-- begin --

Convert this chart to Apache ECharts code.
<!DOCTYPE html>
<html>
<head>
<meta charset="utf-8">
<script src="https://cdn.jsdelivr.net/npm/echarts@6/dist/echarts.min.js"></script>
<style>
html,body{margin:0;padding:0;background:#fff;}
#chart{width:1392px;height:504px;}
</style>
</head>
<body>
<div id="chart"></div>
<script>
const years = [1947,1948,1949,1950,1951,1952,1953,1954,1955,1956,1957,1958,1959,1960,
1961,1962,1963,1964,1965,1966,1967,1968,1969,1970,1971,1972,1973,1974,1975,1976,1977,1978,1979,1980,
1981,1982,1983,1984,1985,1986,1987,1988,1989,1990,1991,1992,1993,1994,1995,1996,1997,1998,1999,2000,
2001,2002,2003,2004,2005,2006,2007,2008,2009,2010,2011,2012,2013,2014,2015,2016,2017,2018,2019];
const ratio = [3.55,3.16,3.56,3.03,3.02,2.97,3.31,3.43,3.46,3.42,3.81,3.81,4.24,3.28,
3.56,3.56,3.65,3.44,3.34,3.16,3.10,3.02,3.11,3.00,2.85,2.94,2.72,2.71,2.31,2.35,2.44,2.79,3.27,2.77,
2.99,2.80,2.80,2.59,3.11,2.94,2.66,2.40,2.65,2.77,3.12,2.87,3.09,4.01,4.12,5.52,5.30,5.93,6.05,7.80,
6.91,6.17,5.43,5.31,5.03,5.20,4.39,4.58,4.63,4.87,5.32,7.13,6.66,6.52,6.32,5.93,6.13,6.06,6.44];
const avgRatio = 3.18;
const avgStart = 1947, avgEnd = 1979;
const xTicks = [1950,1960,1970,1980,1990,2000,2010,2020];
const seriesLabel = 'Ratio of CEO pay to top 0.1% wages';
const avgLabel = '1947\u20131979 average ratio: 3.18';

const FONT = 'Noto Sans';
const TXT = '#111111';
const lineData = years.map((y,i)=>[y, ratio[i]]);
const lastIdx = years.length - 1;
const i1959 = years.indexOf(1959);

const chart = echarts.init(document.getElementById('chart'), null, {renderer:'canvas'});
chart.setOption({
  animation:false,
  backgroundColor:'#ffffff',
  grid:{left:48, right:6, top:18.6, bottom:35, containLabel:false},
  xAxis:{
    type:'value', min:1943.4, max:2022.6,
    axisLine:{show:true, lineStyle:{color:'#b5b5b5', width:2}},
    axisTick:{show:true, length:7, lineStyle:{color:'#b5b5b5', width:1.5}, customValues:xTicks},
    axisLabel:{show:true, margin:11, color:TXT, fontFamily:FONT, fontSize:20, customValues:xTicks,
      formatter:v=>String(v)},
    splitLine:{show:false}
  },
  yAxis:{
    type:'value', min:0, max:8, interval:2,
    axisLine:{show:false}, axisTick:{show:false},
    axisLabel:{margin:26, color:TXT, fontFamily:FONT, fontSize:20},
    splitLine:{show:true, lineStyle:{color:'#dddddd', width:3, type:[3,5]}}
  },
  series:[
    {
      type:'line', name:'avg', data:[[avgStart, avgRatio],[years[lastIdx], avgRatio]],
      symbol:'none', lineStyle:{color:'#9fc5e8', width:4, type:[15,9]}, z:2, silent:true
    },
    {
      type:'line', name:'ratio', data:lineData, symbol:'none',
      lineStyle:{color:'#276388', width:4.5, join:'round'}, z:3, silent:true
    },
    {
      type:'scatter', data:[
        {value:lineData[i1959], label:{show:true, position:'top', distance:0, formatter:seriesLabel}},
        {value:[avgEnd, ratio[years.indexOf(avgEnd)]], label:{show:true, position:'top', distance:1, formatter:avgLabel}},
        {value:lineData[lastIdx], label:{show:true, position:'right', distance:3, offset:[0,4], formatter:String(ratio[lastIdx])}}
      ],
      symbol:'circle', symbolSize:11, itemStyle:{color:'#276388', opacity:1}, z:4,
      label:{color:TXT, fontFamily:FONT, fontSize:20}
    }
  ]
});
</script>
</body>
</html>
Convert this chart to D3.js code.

-- end --

▸ Exercise brief
All lines from the beginning of the material above through the one with "const i1959 = years.indexOf(1959);" need to be returned exactly; please return those and only those.

▸ Response to this task
Convert this chart to Apache ECharts code.
<!DOCTYPE html>
<html>
<head>
<meta charset="utf-8">
<script src="https://cdn.jsdelivr.net/npm/echarts@6/dist/echarts.min.js"></script>
<style>
html,body{margin:0;padding:0;background:#fff;}
#chart{width:1392px;height:504px;}
</style>
</head>
<body>
<div id="chart"></div>
<script>
const years = [1947,1948,1949,1950,1951,1952,1953,1954,1955,1956,1957,1958,1959,1960,
1961,1962,1963,1964,1965,1966,1967,1968,1969,1970,1971,1972,1973,1974,1975,1976,1977,1978,1979,1980,
1981,1982,1983,1984,1985,1986,1987,1988,1989,1990,1991,1992,1993,1994,1995,1996,1997,1998,1999,2000,
2001,2002,2003,2004,2005,2006,2007,2008,2009,2010,2011,2012,2013,2014,2015,2016,2017,2018,2019];
const ratio = [3.55,3.16,3.56,3.03,3.02,2.97,3.31,3.43,3.46,3.42,3.81,3.81,4.24,3.28,
3.56,3.56,3.65,3.44,3.34,3.16,3.10,3.02,3.11,3.00,2.85,2.94,2.72,2.71,2.31,2.35,2.44,2.79,3.27,2.77,
2.99,2.80,2.80,2.59,3.11,2.94,2.66,2.40,2.65,2.77,3.12,2.87,3.09,4.01,4.12,5.52,5.30,5.93,6.05,7.80,
6.91,6.17,5.43,5.31,5.03,5.20,4.39,4.58,4.63,4.87,5.32,7.13,6.66,6.52,6.32,5.93,6.13,6.06,6.44];
const avgRatio = 3.18;
const avgStart = 1947, avgEnd = 1979;
const xTicks = [1950,1960,1970,1980,1990,2000,2010,2020];
const seriesLabel = 'Ratio of CEO pay to top 0.1% wages';
const avgLabel = '1947\u20131979 average ratio: 3.18';

const FONT = 'Noto Sans';
const TXT = '#111111';
const lineData = years.map((y,i)=>[y, ratio[i]]);
const lastIdx = years.length - 1;
const i1959 = years.indexOf(1959);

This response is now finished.